Within one poll interval (default 10s) you should see in the agent's stdout:

agent: tick my-app signals=60 matched=60 patterns=4 \
  verdicts=map[learned:0 spike:3 unknown:1 emit_emitted:2 emit_cached:1]

emit_emitted=2 means two AI calls produced a real incident (other patterns hit the cache).

4. See what the AI wrote

Open the admin UI at http://localhost:3000 and click Detect in the sidebar. You'll see the new events at the top. Click into one to see:

  • The full Prompt (system + user) sent to the model.
  • The Raw response before JSON parsing.
  • The parsed Finding (severity, summary, category, confidence, suggestions).

Or fetch it with curl:

curl -s -H "X-Gateway-Secret: $GATEWAY_SECRET" \
  http://localhost:3000/api/agent/detect | jq '.events[0]'

And the resulting incident lands in the Incidents page (and in Slack / Telegram / wherever you have channels enabled), with the AI's summary, severity, and suggested next steps rendered by each channel's template.

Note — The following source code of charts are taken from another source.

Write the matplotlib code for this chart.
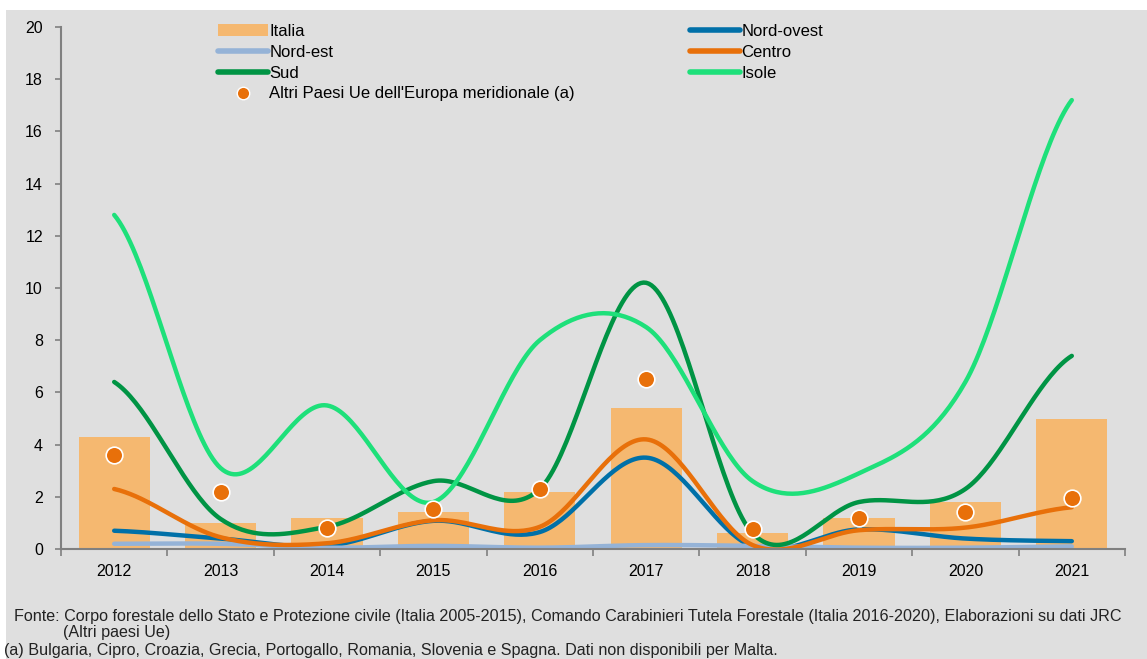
import numpy as np
import matplotlib
matplotlib.use("Agg")
import matplotlib.pyplot as plt
from matplotlib.patches import Patch
from matplotlib.lines import Line2D

years = [2012, 2013, 2014, 2015, 2016, 2017, 2018, 2019, 2020, 2021]

italia = [4.3, 1.0, 1.2, 1.4, 2.2, 5.4, 0.6, 1.2, 1.8, 5.0]
nord_ovest = [0.7, 0.4, 0.12, 1.08, 0.65, 3.5, 0.1, 0.75, 0.4, 0.3]
nord_est = [0.2, 0.2, 0.05, 0.12, 0.05, 0.15, 0.12, 0.05, 0.05, 0.1]
centro = [2.3, 0.45, 0.22, 1.1, 0.85, 4.2, 0.15, 0.72, 0.82, 1.6]
sud = [6.4, 1.15, 0.85, 2.6, 2.3, 10.2, 0.6, 1.8, 2.3, 7.4]
isole = [12.8, 3.1, 5.5, 1.8, 8.0, 8.5, 2.6, 2.9, 6.4, 17.2]
altri_ue = [3.6, 2.2, 0.8, 1.55, 2.3, 6.5, 0.75, 1.2, 1.4, 1.95]

note_fonte = ("Fonte: Corpo forestale dello Stato e Protezione civile (Italia 2005-2015), "
              "Comando Carabinieri Tutela Forestale (Italia 2016-2020), Elaborazioni su dati JRC")
note_fonte2 = "(Altri paesi Ue)"
note_a = "(a) Bulgaria, Cipro, Croazia, Grecia, Portogallo, Romania, Slovenia e Spagna. Dati non disponibili per Malta."

BG = "#dfdfdf"
C_ITALIA = "#f5b870"
C_NO = "#0070a8"
C_NE = "#95b3d7"
C_CENTRO = "#e8700a"
C_SUD = "#009444"
C_ISOLE = "#1ee07a"


def smooth(xs, ys, n=40):
    # catmull-rom, simile alle linee smussate di Excel
    xs = np.asarray(xs, float)
    ys = np.asarray(ys, float)
    m = np.zeros_like(ys)
    m[1:-1] = (ys[2:] - ys[:-2]) / 2
    m[0] = (ys[1] - ys[0]) / 2
    m[-1] = (ys[-1] - ys[-2]) / 2
    out_x, out_y = [], []
    for i in range(len(xs) - 1):
        t = np.linspace(0, 1, n, endpoint=False)
        h00 = 2 * t**3 - 3 * t**2 + 1
        h10 = t**3 - 2 * t**2 + t
        h01 = -2 * t**3 + 3 * t**2
        h11 = t**3 - t**2
        out_x.extend(xs[i] + t * (xs[i + 1] - xs[i]))
        out_y.extend(h00 * ys[i] + h10 * m[i] + h01 * ys[i + 1] + h11 * m[i + 1])
    out_x.append(xs[-1])
    out_y.append(ys[-1])
    return np.array(out_x), np.array(out_y)


plt.rcParams['font.family'] = ['Liberation Sans', 'DejaVu Sans']

fig = plt.figure(figsize=(11.47, 6.59), dpi=100)
fig.patch.set_facecolor("white")
fig.patches.append(plt.Rectangle((6 / 1147, 0), 1, 1 - 10 / 659, transform=fig.transFigure,
                                 facecolor=BG, edgecolor="none", zorder=-10))

ax = fig.add_axes([61 / 1147, 1 - 549 / 659, (1125 - 61) / 1147, (549 - 27) / 659])
ax.set_facecolor(BG)

ax.bar(years, italia, width=0.67, color=C_ITALIA, zorder=1)

series = [
    (nord_ovest, C_NO),
    (nord_est, C_NE),
    (centro, C_CENTRO),
    (sud, C_SUD),
    (isole, C_ISOLE),
]
for vals, col in series:
    sx, sy = smooth(years, vals)
    ax.plot(sx, sy, color=col, lw=3.2, solid_capstyle="round", zorder=2)

ax.plot(years, altri_ue, "o", color=C_CENTRO, markersize=12, markeredgecolor="white",
        markeredgewidth=1.2, zorder=3)

ax.set_xlim(2011.5, 2021.5)
ax.set_ylim(0, 20)
ax.set_yticks(range(0, 21, 2))
ax.set_xticks(years)
ax.set_xticks(np.arange(2011.5, 2022, 1), minor=True)
ax.tick_params(axis="x", which="major", length=0, pad=11, labelsize=11.5)
ax.tick_params(axis="x", which="minor", length=5, color="#808080", width=1.2, direction="out")
ax.tick_params(axis="y", length=4, color="#808080", width=1.2, labelsize=11.5, pad=9)
for s in ["top", "right"]:
    ax.spines[s].set_visible(False)
for s in ["left", "bottom"]:
    ax.spines[s].set_color("#808080")
    ax.spines[s].set_linewidth(1.5)

h_italia = Patch(facecolor=C_ITALIA, edgecolor="none")
h_no = Line2D([], [], color=C_NO, lw=4, solid_capstyle="round")
h_ne = Line2D([], [], color=C_NE, lw=4, solid_capstyle="round")
h_centro = Line2D([], [], color=C_CENTRO, lw=4, solid_capstyle="round")
h_sud = Line2D([], [], color=C_SUD, lw=4, solid_capstyle="round")
h_isole = Line2D([], [], color=C_ISOLE, lw=4, solid_capstyle="round")
h_altri = Line2D([], [], ls="none", marker="o", color=C_CENTRO, markersize=9,
                 markeredgecolor="white", markeredgewidth=1)

handles = [h_italia, h_ne, h_sud, h_altri, h_no, h_centro, h_isole]
labels = ["Italia", "Nord-est", "Sud", "Altri Paesi Ue dell'Europa meridionale (a)",
          "Nord-ovest", "Centro", "Isole"]
leg = ax.legend(handles, labels, ncol=2, loc="upper left", bbox_to_anchor=(0.1476, 1.006),
                frameon=False, fontsize=12, handlelength=3.0, handletextpad=0.08,
                labelspacing=0.35, columnspacing=6.9, borderpad=0, borderaxespad=0)

foot_font = ["Liberation Sans Narrow", "Liberation Sans", "DejaVu Sans"]
fig.text(14 / 1147, 1 - 617 / 659, note_fonte, fontsize=11.6, va="center",
         family=foot_font, color="#222222")
fig.text(63 / 1147, 1 - 632 / 659, note_fonte2, fontsize=11.6, va="center",
         family=foot_font, color="#222222")
fig.text(4 / 1147, 1 - 650 / 659, note_a, fontsize=11.6, va="center",
         family=foot_font, color="#222222")

fig.savefig("out.png", dpi=100, facecolor=fig.get_facecolor())
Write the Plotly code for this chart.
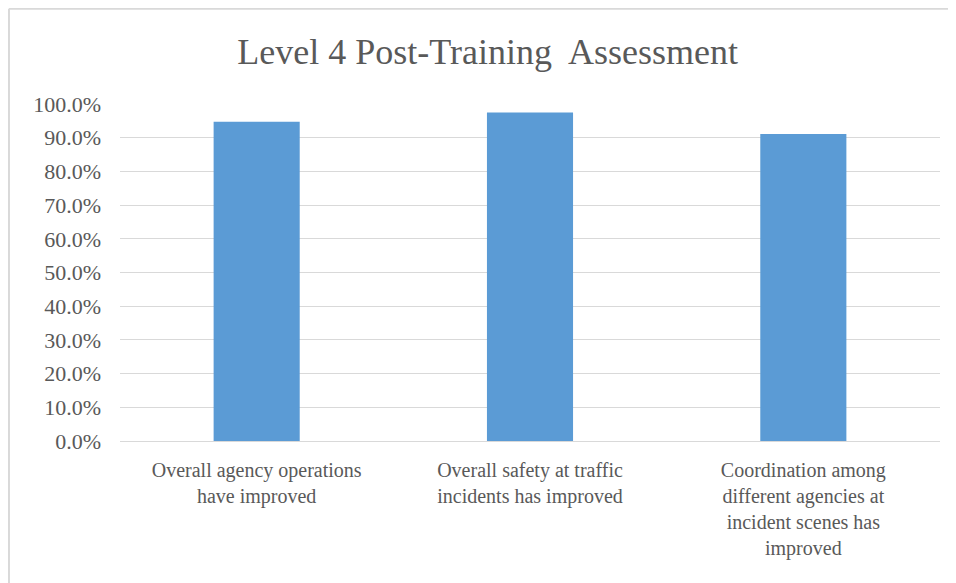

5. Try the other scenarios

Each scenario stresses a different part of the AI's reasoning:

./scripts/run_noisy_logs.sh --scenario tls-expired
./scripts/run_noisy_logs.sh --scenario disk-full
./scripts/run_noisy_logs.sh --scenario oom-cascade

Watch the category and severity fields in the parsed finding move accordingly.


Cost & safety knobs

  • max_calls_per_hour — hard cap. With the cache TTL set to 30m and a sane catalog, even a noisy hour rarely calls the model more than ~5–10 times.
  • cache_ttl — same pattern_id re-fires within this window reuses the prior finding for free. Bump it during incident storms; lower it if you want fresher analysis on long-running issues.
  • new_service_grace — silences a brand-new service for the configured duration. The window starts the first time the agent sees the service, and is persisted in patterns.json so it survives restarts.
  • Rotate the key if it ever appears in a log line you fed the agent — the redactor scrubs common secret shapes (sk-…, xoxb-…, AWS keys, JWTs, basic-auth URLs) but treat it as defense-in-depth, not a guarantee.

Common questions

Q: Can I disable the AI but keep detect mode? Yes. Set agent.ai.enable: false. The worker classifies patterns and writes emit_dry outcomes to detect.json so you can see what would have been analyzed, with no API spend.

Q: How do I stop a noisy pattern from being analyzed? Mark it as known once and the worker drops it before reaching the AI step:

curl -X POST -H "X-Gateway-Secret: $GATEWAY_SECRET" \
  -H "Content-Type: application/json" \
  -d '{"verdict":"known"}' \
  http://localhost:3000/api/agent/patterns/<pattern_id>

A spike on a known pattern still triggers (that's the whole point of spike detection); use cache_ttl to throttle repeats.

Q: My channel template renders Unknown Alert (Unknown) for AI incidents. Update to the channel templates shipped with the latest release — they auto-detect the AI payload via the PatternID field and render a dedicated "Versus Agent" block.